Allahabad High Court
Case Title: Sanjay Agarwal vs Rahul Agarwal And Ors.
The Allahabad High Court single bench of Justice Alok Mathur held that the objections under Section 47 of the CPC are not maintainable in execution proceedings for the enforcement of an arbitration award. It held that an arbitration award, not being issued by a "court," falls outside the definition of a decree as outlined in Section 2(2) of CPC. Moreover, once the award attains finality, any objections must be raised exclusively in proceedings under Section 34 of the Arbitration Act.
The High Court highlighted the nature and scope of revisional jurisdiction, emphasizing its role in correcting errors of jurisdiction committed by subordinate courts. It held that the revisional jurisdiction is confined to addressing questions of jurisdiction and is not intended for re-examining or reassessing evidence on record.
The High Court dismissed the revisionist's argument regarding the maintainability of objections under Section 47 of the CPC at the execution stage. It held that the revisionist should have challenged the award under Section 34 of the Arbitration Act and that objections under Section 47 of CPC were not maintainable at the execution stage.
Compliance Of Section 21 Of Arbitration & Conciliation Act, 1996 Is Mandatory: Allahabad High Court
Case Title: M/S Samyam Industries and Others v Shivalik Small Finance Bank Ltd.
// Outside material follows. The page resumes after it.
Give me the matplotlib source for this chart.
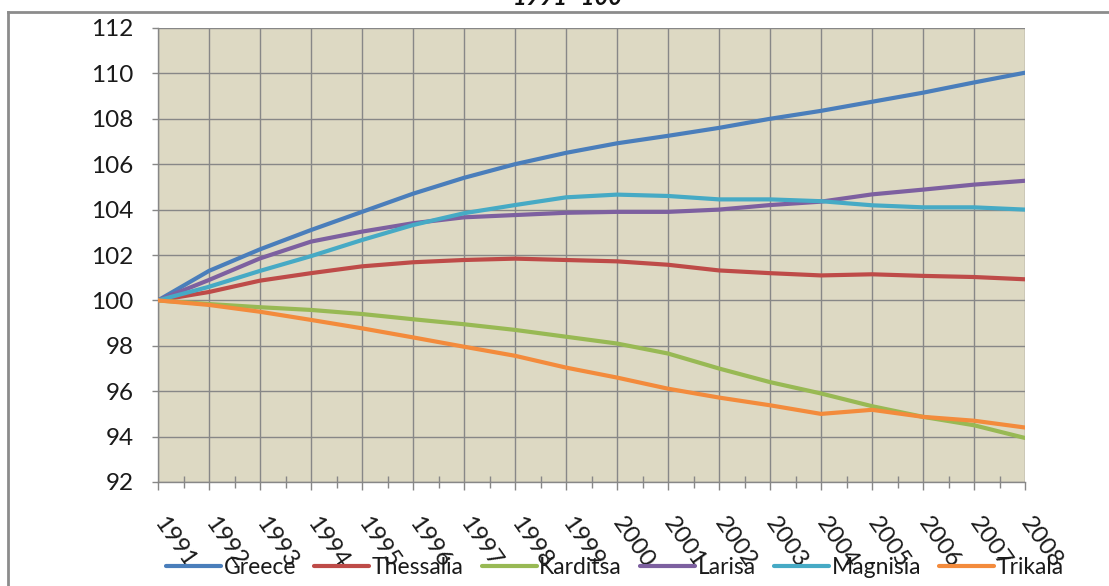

The Allahabad High Court has held that the compliance of Section 21 of the Arbitration and Conciliation Act, 1996 (“Arbitration Act”) is mandatory. Thus, arbitral proceedings would only commence once the notice invoking arbitration issued by the claimant is received by the respondent.
The Bench comprising Justice Manju Rani Chauhan was adjudicating a writ petition filed under Article 226 of the Constitution by borrowers, challenging the arbitration proceedings initiated against them by Shivalik Small Finance Bank Ltd. without serving a Notice Invoking Arbitration. The Bench has quashed the arbitration proceedings for not complying with the requirements of Section 21 of Arbitration Act.